Every day – on the tip of my tongue is some ounce of wisdom, a hint of sarcasm, an endearment that I never utter. The reasons for my silence vary from repetition, reproach - which if it involves my teenagers might be a rolling of the eyes – or because I am trying to spare someone’s feelings.
Sparing someone’s feelings probably tops my list of the reason I don’t say what I want. When my neighbour complains again about a car parked an inch over on her property – what I really want to say is – “My goodness woman, isn’t there more important things in your day than to take out a ruler and measure. You have a life to live, kids and grandkids……I feel sorry for you that this is so important as to occupy even one part of your thoughts”. But, being neighbourly means that I fret over anyone parking one inch in my neighbour’s yard.
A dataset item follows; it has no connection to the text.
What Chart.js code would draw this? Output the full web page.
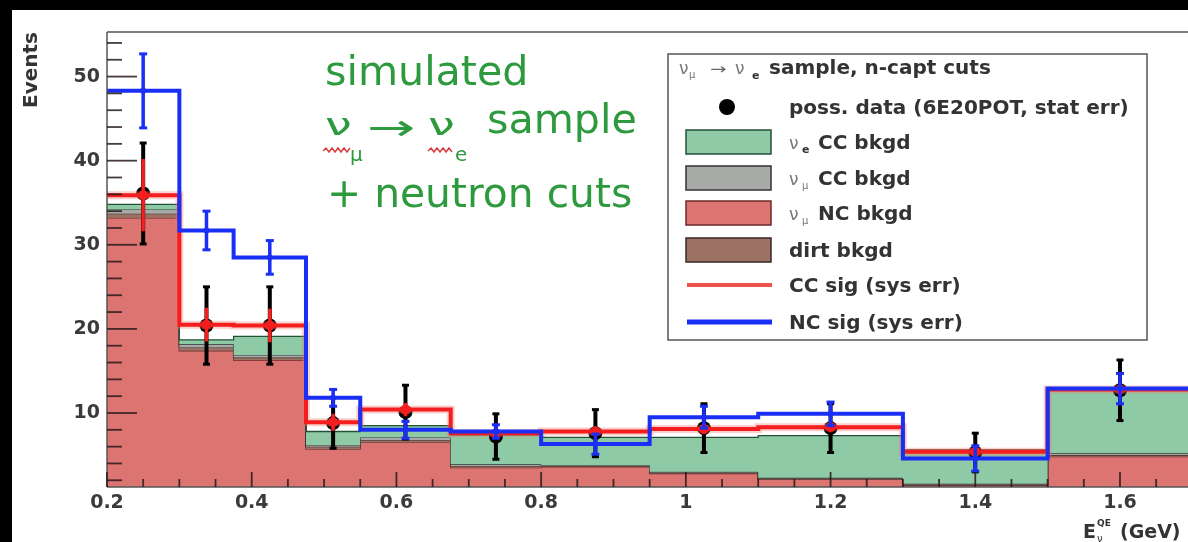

Being neighbourly means that I continually check to make sure none of my guests have gone over “the line” and so, as a result of my silence I am forever worrying about the same thing that she is.
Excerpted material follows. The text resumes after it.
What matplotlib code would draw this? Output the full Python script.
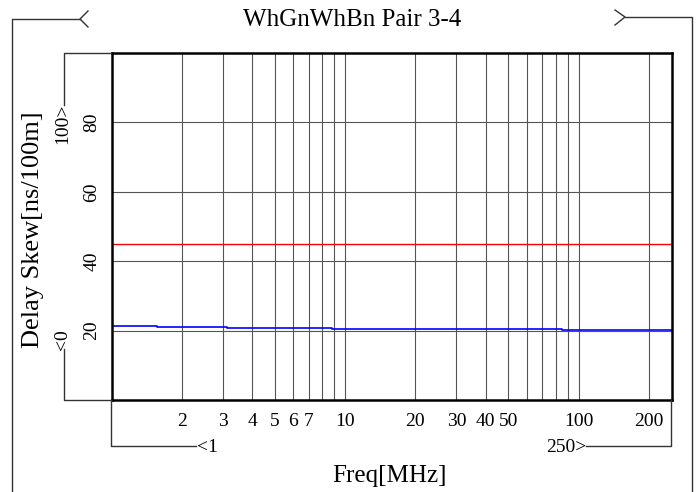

Sparing someone’s feelings might also mean that I don’t tell my teenager “Forget about your loser friends…or just hit them…or (here is where the vindictive part of me is at its peak)…find a way to get back at them so they never are mean to you again…..” No instead I give them a hug, say the right things and secretly try to think of some way to get even with the little punk that made my baby cry.
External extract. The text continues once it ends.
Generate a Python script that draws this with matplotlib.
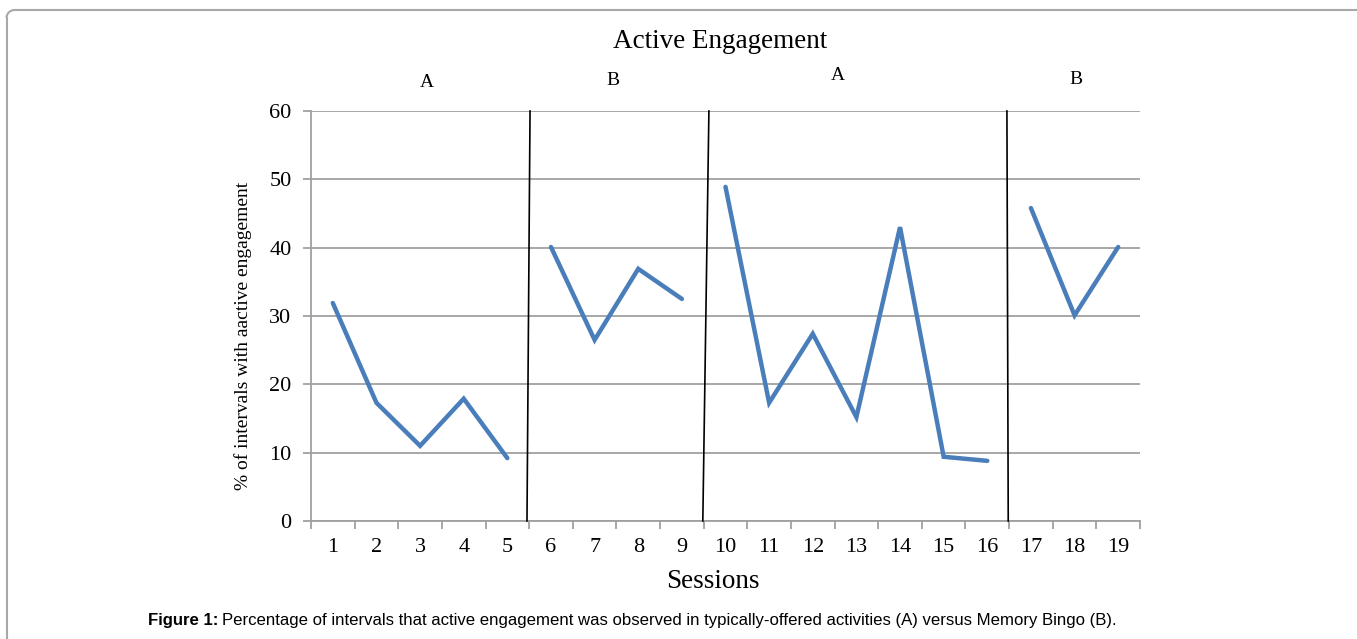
import matplotlib
matplotlib.use("Agg")
import matplotlib.pyplot as plt
from matplotlib.lines import Line2D
from matplotlib.patches import Arc
import numpy as np

sessions = list(range(1, 20))
engagement = [31.9, 17.3, 11.0, 17.9, 9.2,
              40.1, 26.5, 36.9, 32.5,
              48.9, 17.3, 27.4, 15.2, 43.0, 9.4, 8.8,
              45.8, 30.1, 40.1]
phase_segments = [(1, 5), (6, 9), (10, 16), (17, 19)]
phase_labels = ["A", "B", "A", "B"]
phase_label_x = [3.16, 7.42, 12.58, 18.03]
phase_label_y = [64.1, 64.4, 65.2, 64.6]
# phase change lines: (x at top, x at bottom)
phase_lines = [(5.52, 5.45), (9.62, 9.48), (16.45, 16.48)]
yticks = [0, 10, 20, 30, 40, 50, 60]

serif = "Liberation Serif"
W, H = 1357, 639
fig = plt.figure(figsize=(W / 100, H / 100), dpi=100)
ax = fig.add_axes([311 / W, 1 - 521 / H, (1140 - 311) / W, (521 - 111) / H])

for (s, e) in phase_segments:
    xs = sessions[s - 1:e]
    ys = engagement[s - 1:e]
    ax.plot(xs, ys, color="#4a7ebb", lw=3.2, solid_capstyle="round",
            solid_joinstyle="miter", zorder=3)

for (xt, xb) in phase_lines:
    ax.plot([xt, xb], [60, 0], color="black", lw=1.2, zorder=4, clip_on=False)

ax.set_xlim(0.5, 19.5)
ax.set_ylim(0, 60)
ax.set_yticks(yticks)
ax.set_xticks(sessions)
ax.grid(axis="y", color="#a0a0a0", lw=1.3, zorder=1)
for sp in ["top", "right"]:
    ax.spines[sp].set_visible(False)
ax.spines["left"].set_color("#a0a0a0")
ax.spines["bottom"].set_color("#a0a0a0")
ax.spines["left"].set_linewidth(1.3)
ax.spines["bottom"].set_linewidth(1.3)
ax.tick_params(axis="y", length=6, color="#a0a0a0", width=1.3, pad=8)
ax.tick_params(axis="x", length=0, pad=12)
ax.set_xticks(np.arange(0.5, 19.6, 1.0), minor=True)
ax.tick_params(axis="x", which="minor", length=6, color="#a0a0a0", width=1.3, direction="out")
for lab in ax.get_xticklabels() + ax.get_yticklabels():
    lab.set_fontfamily(serif)
    lab.set_fontsize(16)

fig.text(243 / W, 1 - 336 / H, "% of intervals with aactive engagement", family=serif,
         fontsize=14, rotation=90, ha="center", va="center")
fig.text(713 / W, 1 - 581 / H, "Sessions", family=serif, fontsize=19.5,
         ha="center", va="center")

for lx, ly, lt in zip(phase_label_x, phase_label_y, phase_labels):
    ax.text(lx, ly, lt, family=serif, fontsize=14, ha="center", va="center", clip_on=False)

fig.text(720 / W, 1 - 41 / H, "Active Engagement", family=serif, fontsize=19.5,
         ha="center", va="center")

# caption
cap_y = 1 - 620 / H
t1 = fig.text(148 / W, cap_y, "Figure 1:", family="Liberation Sans", weight="bold",
              fontsize=12.1, ha="left", va="center")
fig.canvas.draw()
bb = t1.get_window_extent()
fig.text((bb.x1 + 4) / W, cap_y,
         "Percentage of intervals that active engagement was observed in typically-offered activities (A) versus Memory Bingo (B).",
         family="Liberation Sans", fontsize=12.1, ha="left", va="center")

# border with rounded top-left corner
r = 8
bc = "#a8a8a8"
fig.add_artist(Line2D([(6.5 + r) / W, 1.0], [1 - 10 / H, 1 - 10 / H], color=bc, lw=1.5))
fig.add_artist(Line2D([6.5 / W, 6.5 / W], [0, 1 - (10 + r) / H], color=bc, lw=1.5))
fig.add_artist(Arc(((6.5 + r) / W, 1 - (10 + r) / H), 2 * r / W, 2 * r / H,
                   theta1=90, theta2=180, color=bc, lw=1.5, transform=fig.transFigure))

fig.savefig("out.png", dpi=100)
Recently, sparing someone’s feelings meant not telling them what I really felt over a situation. It is a common occurrence….you see someone complain over and over again about the same thing. You just want them to move on.
I have bit my tongue so many times I am afraid one day a chunk will fall off. Do any of us really want honesty? Do we really want someone to remind us that if we had not procrastinated we would not be in the situation? Do we want the truth or do we want sympathy?